Apparently the board of the California State Teachers’ Retirement System (CalSTRS) worries that Apple’s smartphones negatively impact child development. Presumably there will now be a lot of research on that subject. But no research is needed to prove this point: Child development in California is being negatively impacted by exploding pension costs that prevent school districts from hiring enough teachers and paying them sufficient wages. Look what has happened to the San Francisco Unified School District:
SFUSD doesn’t have enough money to attract and retain teachers because spending on pensions and other retirement costs more than doubled over the last five years, as explained here. Los Angeles Unified is in the same boat, as illustrated below and explained here:
The costs of meeting unfunded pension obligations are stripping California classrooms bare. That’s because CalSTRS’s board hid the truth. In 2005 CalSTRS was warned that it was hiding the real size and cost of pension obligations and that if not addressed at that time, classrooms down the road would be decimated by pension costs. All CalSTRS’s board had to do was tell the truth and act accordingly. But it chose another road and classrooms today are paying the price.
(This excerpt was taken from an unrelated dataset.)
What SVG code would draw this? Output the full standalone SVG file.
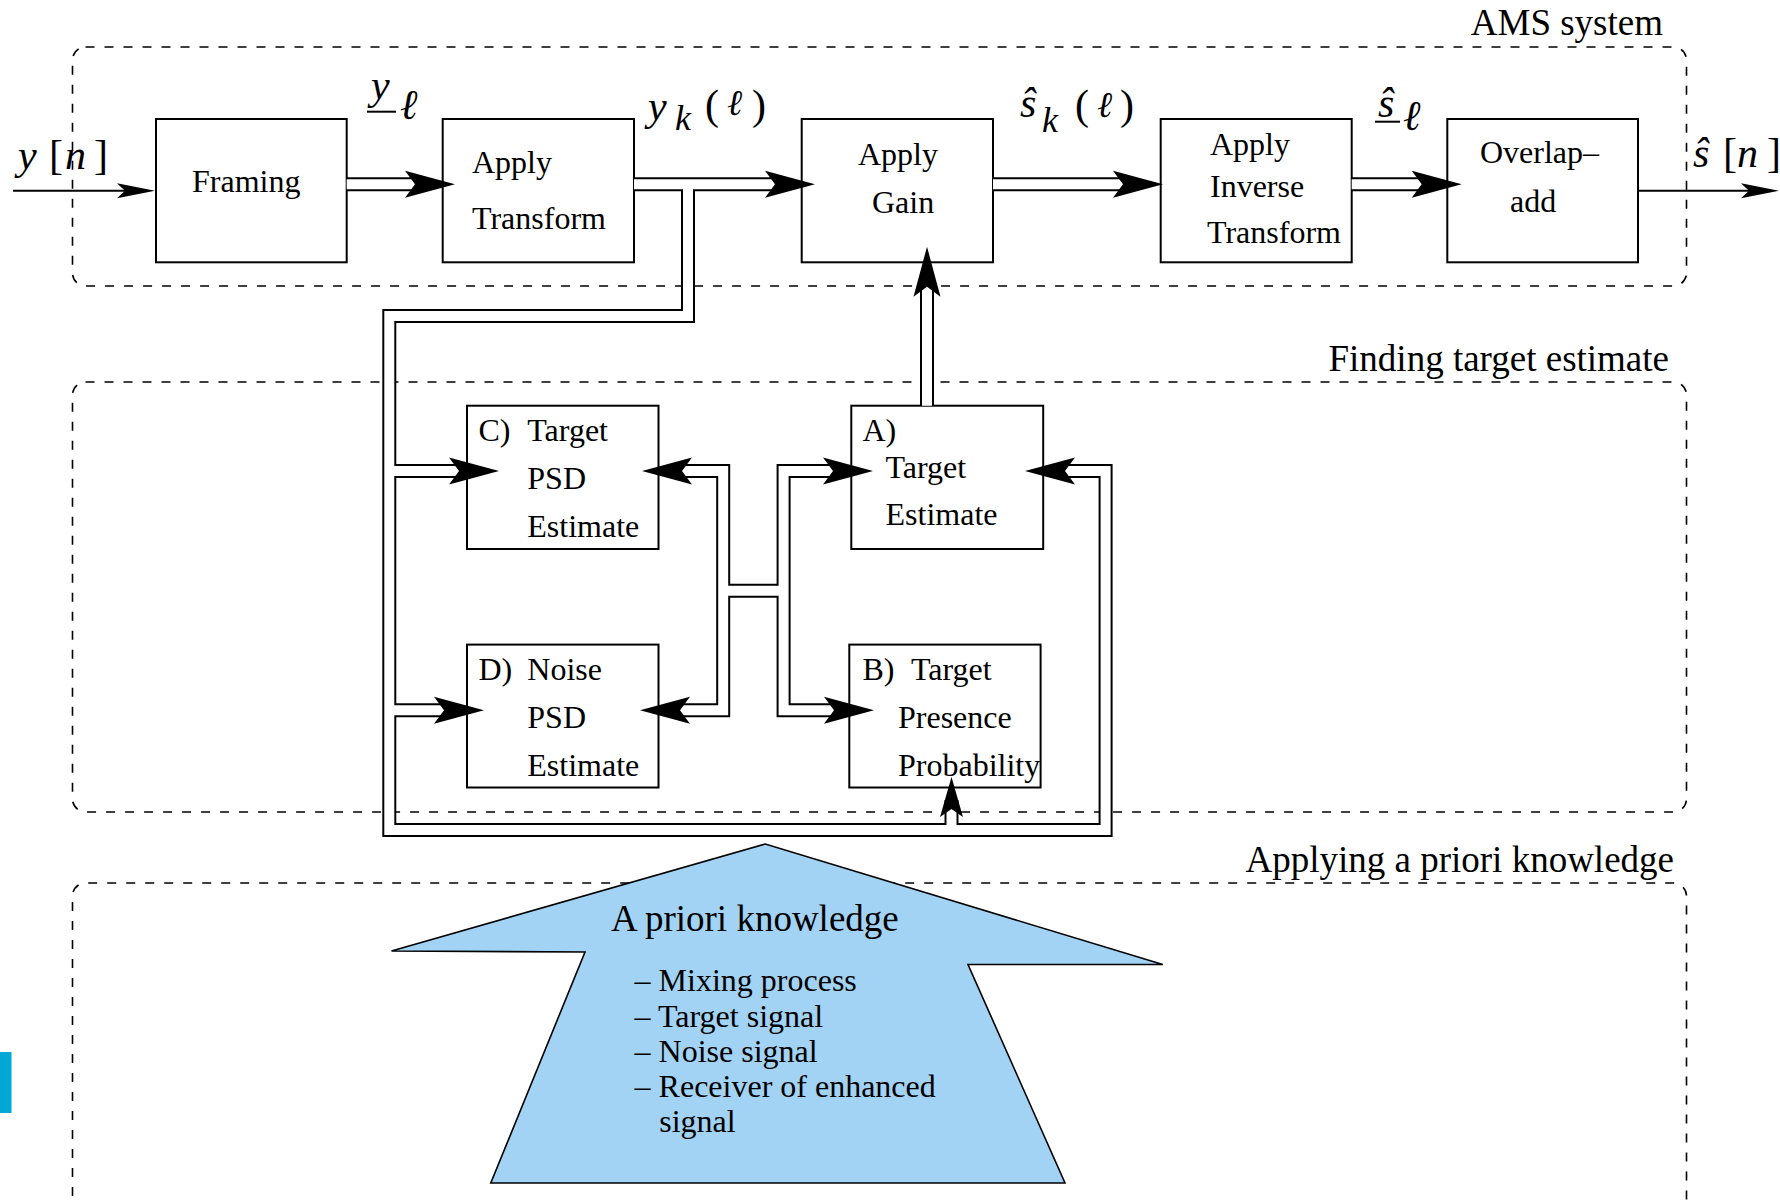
<svg xmlns="http://www.w3.org/2000/svg" width="1780" height="1203" viewBox="0 0 1780 1203">
<style>
.bg{fill:#fff}
.box{fill:#fff;stroke:#000;stroke-width:2}
.dash{fill:none;stroke:#000;stroke-width:1.6;stroke-dasharray:9 10}
.t{font-family:"Liberation Serif","Times New Roman",serif;font-size:32px;fill:#000}
.sec{font-size:37px}
.m{font-style:italic;font-size:42px}
.up{font-style:normal}
.sm{font-size:36px}
.dO{fill:none;stroke:#000;stroke-width:14;stroke-linejoin:miter}
.dI{fill:none;stroke:#fff;stroke-width:10;stroke-linejoin:miter}
.s{fill:none;stroke:#000;stroke-width:2}
.ul{stroke:#000;stroke-width:2}
.ah{fill:#000}
.prior{fill:#a2d3f5;stroke:#000;stroke-width:1.6}
</style>
<defs>
<path id="arrD" d="M0,0 L-50,-13.5 L-40,0 L-50,13.5 Z"/>
<path id="arrS" d="M0,0 L-38,-7.5 L-30,0 L-38,7.5 Z"/>
<path id="c1" d="M346.7,184.3 H420"/>
<path id="c2" d="M634,184.3 H780"/>
<path id="c3" d="M993,184.3 H1128"/>
<path id="c4" d="M1351.7,184.3 H1427"/>
<path id="c5" d="M688,184.3 V316 H389.3 V830 H1105.6 V471 H1060"/>
<path id="c6" d="M389.3,471 H464"/>
<path id="c7" d="M389.3,710.3 H449"/>
<path id="c8" d="M951.5,830 V800"/>
<path id="c9" d="M677,471 H723.2 V710.3 H675"/>
<path id="c10" d="M723.2,590.7 H783.6"/>
<path id="c11" d="M838,471 H783.6 V710.3 H839"/>
<path id="c12" d="M927,405.7 V282"/>
</defs>
<rect class="bg" x="0" y="0" width="1780" height="1203"/>
<rect x="0" y="1052" width="11.5" height="61" fill="#00a8d6"/>

<g id="sections">
<rect class="dash" x="72.5" y="47" width="1614" height="239" rx="13"/>
<rect class="dash" x="72.5" y="382" width="1614" height="430" rx="13"/>
<path class="dash" d="M72.5,1215 V896 A13,13 0 0 1 85.5,883 H1673.5 A13,13 0 0 1 1686.5,896 V1215"/>
<text class="t sec" x="1663" y="35" text-anchor="end">AMS system</text>
<text class="t sec" x="1669" y="371" text-anchor="end">Finding target estimate</text>
<text class="t sec" x="1674" y="872" text-anchor="end">Applying a priori knowledge</text>
</g>

<g id="prior">
<polygon class="prior" points="765.3,844 391.5,951 585,952 490.8,1183 1065,1183 968,964.5 1162.8,964.5"/>
<text class="t sec" x="611" y="930.7">A priori knowledge</text>
<text class="t" x="634.6" y="990.7">– Mixing process</text>
<text class="t" x="634.6" y="1026.7">– Target signal</text>
<text class="t" x="634.6" y="1061.7">– Noise signal</text>
<text class="t" x="634.6" y="1097.3">– Receiver of enhanced</text>
<text class="t" x="659.2" y="1131.7">signal</text>
</g>

<g id="framing">
<rect class="box" x="156" y="119" width="190.7" height="143.3"/>
<text class="t" x="192" y="192">Framing</text>
</g>
<g id="apply-transform">
<rect class="box" x="442.7" y="119" width="191.3" height="143.3"/>
<text class="t" x="472" y="173">Apply</text>
<text class="t" x="472" y="228.7">Transform</text>
</g>
<g id="apply-gain">
<rect class="box" x="801.7" y="119" width="191.3" height="143.3"/>
<text class="t" x="858" y="165">Apply</text>
<text class="t" x="872" y="213">Gain</text>
</g>
<g id="apply-inverse-transform">
<rect class="box" x="1160.7" y="119" width="191" height="143.3"/>
<text class="t" x="1210" y="155">Apply</text>
<text class="t" x="1210" y="196.7">Inverse</text>
<text class="t" x="1207" y="242.7">Transform</text>
</g>
<g id="overlap-add">
<rect class="box" x="1447.3" y="119" width="190.7" height="143.3"/>
<text class="t" x="1480" y="163.3">Overlap–</text>
<text class="t" x="1510" y="211.7">add</text>
</g>

<g id="target-psd">
<rect class="box" x="467" y="405.7" width="191.5" height="143.3"/>
<text class="t" x="478.4" y="441">C)</text>
<text class="t" x="527.3" y="441">Target</text>
<text class="t" x="527.3" y="489">PSD</text>
<text class="t" x="527.3" y="537">Estimate</text>
</g>
<g id="target-estimate">
<rect class="box" x="851.3" y="405.7" width="191.9" height="143.3"/>
<text class="t" x="862.5" y="441">A)</text>
<text class="t" x="885.5" y="477.5">Target</text>
<text class="t" x="885.5" y="525">Estimate</text>
</g>
<g id="noise-psd">
<rect class="box" x="467" y="644.6" width="191.5" height="142.9"/>
<text class="t" x="478.4" y="679.6">D)</text>
<text class="t" x="527.3" y="679.6">Noise</text>
<text class="t" x="527.3" y="727.5">PSD</text>
<text class="t" x="527.3" y="776">Estimate</text>
</g>
<g id="presence-prob">
<rect class="box" x="849.3" y="644.6" width="191.3" height="142.9"/>
<text class="t" x="862.5" y="679.6">B)</text>
<text class="t" x="911" y="679.6">Target</text>
<text class="t" x="898" y="727.5">Presence</text>
<text class="t" x="898" y="776">Probability</text>
</g>

<g id="connectors">
<use href="#c1" class="dO"/><use href="#c2" class="dO"/><use href="#c3" class="dO"/><use href="#c4" class="dO"/>
<use href="#c5" class="dO"/><use href="#c6" class="dO"/><use href="#c7" class="dO"/><use href="#c8" class="dO"/>
<use href="#c9" class="dO"/><use href="#c10" class="dO"/><use href="#c11" class="dO"/><use href="#c12" class="dO"/>
<use href="#c1" class="dI"/><use href="#c2" class="dI"/><use href="#c3" class="dI"/><use href="#c4" class="dI"/>
<use href="#c5" class="dI"/><use href="#c6" class="dI"/><use href="#c7" class="dI"/><use href="#c8" class="dI"/>
<use href="#c9" class="dI"/><use href="#c10" class="dI"/><use href="#c11" class="dI"/><use href="#c12" class="dI"/>
<path class="s" d="M13,190.7 H140"/>
<path class="s" d="M1638,190.7 H1765"/>
<use href="#arrS" class="ah" transform="translate(155,190.7)"/>
<use href="#arrS" class="ah" transform="translate(1779,190.7)"/>
<use href="#arrD" class="ah" transform="translate(455,184.3)"/>
<use href="#arrD" class="ah" transform="translate(815,184.3)"/>
<use href="#arrD" class="ah" transform="translate(1163,184.3)"/>
<use href="#arrD" class="ah" transform="translate(1461.7,184.3)"/>
<use href="#arrD" class="ah" transform="translate(927,246.7) rotate(-90)"/>
<use href="#arrD" class="ah" transform="translate(499,471)"/>
<use href="#arrD" class="ah" transform="translate(484,710.3)"/>
<use href="#arrD" class="ah" transform="translate(642,471) rotate(180)"/>
<use href="#arrD" class="ah" transform="translate(640,710.3) rotate(180)"/>
<use href="#arrD" class="ah" transform="translate(1025,471) rotate(180)"/>
<use href="#arrD" class="ah" transform="translate(873,471)"/>
<use href="#arrD" class="ah" transform="translate(874,710.3)"/>
<use href="#arrD" class="ah" transform="translate(951.5,777) rotate(-90) scale(0.8,0.85)"/>
</g>

<g id="labels">
<text class="t m" y="169"><tspan x="18">y</tspan><tspan class="up" x="49">[</tspan><tspan x="65">n</tspan><tspan class="up" x="94">]</tspan></text>
<text class="t m" x="371" y="99">y</text>
<line class="ul" x1="367" y1="111.7" x2="396" y2="111.7"/>
<text class="t m" x="400" y="119">ℓ</text>
<text class="t m" y="120"><tspan x="648">y</tspan></text>
<text class="t m sm" x="675" y="130">k</text>
<text class="t m" y="119.3"><tspan class="up" x="705">(</tspan></text>
<text class="t m sm" x="727" y="115">ℓ</text>
<text class="t m" y="119.3"><tspan class="up" x="752">)</tspan></text>
<text class="t m" x="1020" y="116.7">ŝ</text>
<text class="t m sm" x="1042" y="131.7">k</text>
<text class="t m up" x="1075" y="119.3">(</text>
<text class="t m sm" x="1097" y="116.7">ℓ</text>
<text class="t m up" x="1120" y="119.3">)</text>
<text class="t m" x="1378" y="116.7">ŝ</text>
<line class="ul" x1="1375" y1="121.7" x2="1400" y2="121.7"/>
<text class="t m" x="1403" y="130">ℓ</text>
<text class="t m" y="166.7"><tspan x="1693">ŝ</tspan><tspan class="up" x="1723">[</tspan><tspan x="1737">n</tspan><tspan class="up" x="1767">]</tspan></text>
</g>
</svg>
One result is that California’s gross spending per student is high but poor and minority students in states like Texas that spend less perform better. That’s in large part because tax dollars are being diverted to obligations hidden by CalSTRS’s board. Governor Brown just announced that the state expects to spend more than $16,000 per student in the next budget year yet SFUSD, LAUSD and other school districts will still not hire enough teachers and pay sufficient wages because so much of that money will go to unfunded pensions.
Math is inexorable. CalSTRS couldn’t hide the truth forever. But — in the absence of reform — there’s worse to come. No one has hurt California kids more than CalSTRS’s board. Legislators and the governor need to step up.